In an era defined by interconnected systems and autonomous operations, NASA’s collaboration with industry to weave together a “data fabric” powered by artificial intelligence marks a pivotal shift from reactive engineering to proactive infrastructure. The agency’s recent partnership with Autonomy Association International (AAI) converges data-sharing, reasoning services and autonomy into one mesh-like architecture designed to support advanced air mobility and more.
The analytical implications of this move extend far beyond aerial logistics, reshaping how organizations think about data ecosystems, AI-enabled decision loops and cross-domain operations.
From Isolated Systems to an Interconnected Data Fabric
Traditionally in aerospace and mobility, platforms and control systems operate in silos, each component accessing its own data, reasoning then acting in isolation. NASA’s “Data & Reasoning Fabric” (DRF) changes that model by treating airspace, ground, vehicles, sensors, infrastructure, as a weave of information threads that deliver both data and reasoning services wherever required.
In the recently described field tests over Arizona, the fabric approach enabled a helicopter to act as a surrogate drone or air taxi, dynamically receiving data and computing resources from different jurisdictions and providers mid-flight.
This marks a transition from stand-alone autopilots toward ecosystem-aware vehicles that can negotiate with city sensors, weather systems and logistic networks in real time. The implication is profound: systems no longer must be fully pre-programmed for all contingencies, instead they access reasoning on demand through the fabric.
Strategic Implication for Industry and Data Markets
With the data fabric, NASA and industry are not simply deploying better vehicles, they are enabling a marketplace of data providers, reasoning services and platform operators. According to NASA, the vision encompasses a “marketplace” where weather services, mapping firms, local governments and others offer data/reasoning, and operators reciprocate.
For industry this opens a new strategic domain: companies that previously focused on sensors or aircraft can now position themselves as data-service providers, building revenue streams around supplying context, predictions and decision-support rather than only hardware. The AAI spin-out already markets the same infrastructure to sectors such as agriculture, real estate development and industrial food production.

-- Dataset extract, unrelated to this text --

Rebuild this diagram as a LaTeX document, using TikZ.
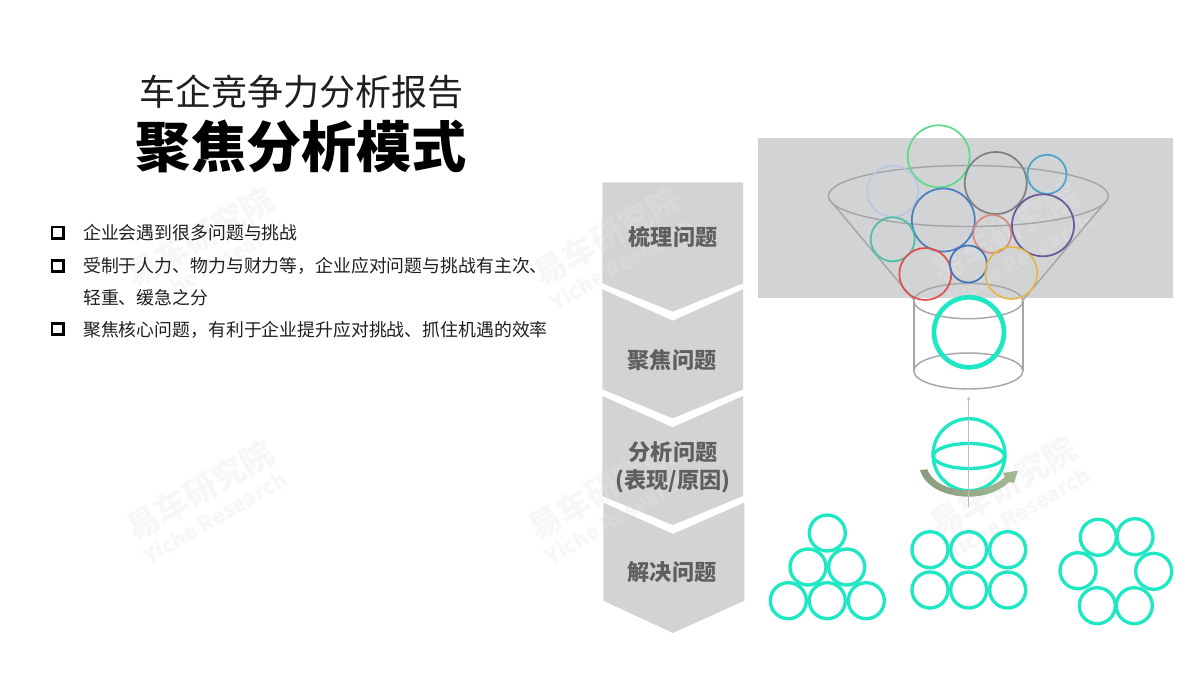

Thus the architecture redefines value: from “owning vehicles and sensors” to “enabling, aggregating and reasoning across data threads”. Firms will need to invest in data governance, interoperability and trust frameworks, capabilities NASA emphasises in its recent AI strategy.
Challenges and Governance in Weaving Intelligence
The fabric is not without its stresses. Autonomy, real-time data sharing and distributed reasoning raise technical and ethical challenges. For example, systems must safely interoperate across vendors and jurisdictions, something NASA explicitly flagged when explaining how DRF bridges disparate autonomous systems.
Moreover, the integrity of decision-making becomes critical: who owns the reasoning service, how are data verified, what happens if a service fails? NASA’s AI strategy underscores the importance of governance, transparency and workforce readiness.
Finally, scaling the architecture from aerial mobility to broader infrastructure, such as smart cities, autonomous ground fleets or urban logistics, will require robust standards and collaboration among industry, agencies and municipalities. The fabric may prove foundational for next-generation services, but realising that potential depends on ecosystem maturity.
What this Means for Mobility, Operations and Future Systems
For mobility, the data fabric means vehicles will shift from being pre-programmed machines to networked actors in a decision ecosystem. An air taxi might receive real-time airspace updates, city sensor data, weather alerts and logistical requests, then reprioritise mission in flight. The implications extend into operations: fleet management, dynamic routing, predictive maintenance and adaptive services.
In operations, organisations can move from static analytics to real-time reasoning. Data from multiple domains, traffic, weather, ground sensors, aerial assets, can be stitched through the fabric and used to drive mission-level decisions. For future systems, from lunar habitats to smart cities, the DRF architecture offers a blueprint for autonomy in a distributed intelligence network.
In short, NASA and its industry partners are sketching the future of operational intelligence: one where data and reasoning services are as fluid as the vehicles they guide.
A Final Note
The collaboration between NASA and industry to weave a data fabric enriched with artificial intelligence marks a paradigm shift: from isolated platforms to interconnected ecosystems of data, reasoning and action. The implications are wide-ranging, offering new business models, enabling more adaptive mobility and demanding stronger governance and interoperability. As this fabric evolves it promises to underpin the next wave of autonomous systems and smarter infrastructure.